Dan barangsiapa yang selalu menjaga Allah, maka ia akan mendapat keberuntungan yang belum pernah ia bayangkan sebelumnya.
Segera Memanfaatkan Umur Untuk Beribadah, Dalam Kondisi Apapun
(Hikmah ke-duapuluh tiga)
لاَ تَتَرَقَّبْ فَرَاغَ الْأَغْيَارِ، فَإِنَّ ذَلِكَ يَقْطَعُكَ عَنْ وُجُوْدِ الْمُرَاقَبَةِ لَهُ فِيْمَا هُوَ مُقِيْمُكَ فِيْهِ
Janganlah engkau menginginkan adanya waktu luang dari kesibukan dunia, karena alasan engkau ingin mendekat kepada Allah. Sesungguhnya keinginanmu itu akan mencegahmu dari upaya mendekatkan diri kepada Allah di dalam kondisi sekarang -yang sedang Allah tetapkan kepadamu-.
Janganlah engkau menunggu berakhirnya kesibukan dan urusan-urusan dunia untuk memulai mendekatkan diri kepada Allah. Mendekatlah kepada Allah dalam kondisi sekarang yang sedang Allah tetapkan padamu.
Karena keinginanmu untuk berpindah pada kondisi yang lain malah akan menyibukkan pikiranmu, sehingga engkau kehilangan waktu untuk mendekat kepada Allah pada kondisi saat ini.
Seorang hamba yang sejati adalah yang selalu berusaha mendekatkan diri kepada Allah, dengan mengingat-Nya kapan dan dimana saja.
Allah berfirman,
وَنَبْلُوكُمْ بِالشَّرِّ وَالْخَيْرِ فِتْنَةً وَإِلَيْنَا تُرْجَعُونَ
Kami akan menguji kamu dengan keburukan dan kebaikan sebagai cobaan (yang sebenar-benarnya). dan hanya kepada kamilah kamu dikembalikan. (QS. Al-Anbiya: 35)

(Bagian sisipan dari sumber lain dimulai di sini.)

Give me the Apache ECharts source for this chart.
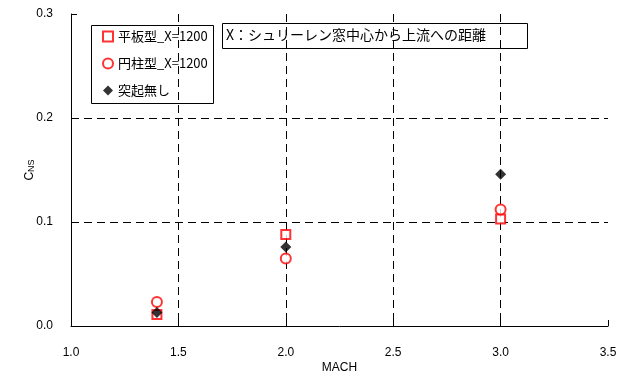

Sesungguhnya Allah akan menguji manusia dengan kesempitan, kelapangan, kesehatan, sakit, kaya, atau fakir, supaya Allah bisa menyaksikan syukurmu ketika berada dalam kondisi yang engkau senangi dan bisa melihat sabarmu dalam kondisi yang engkau benci.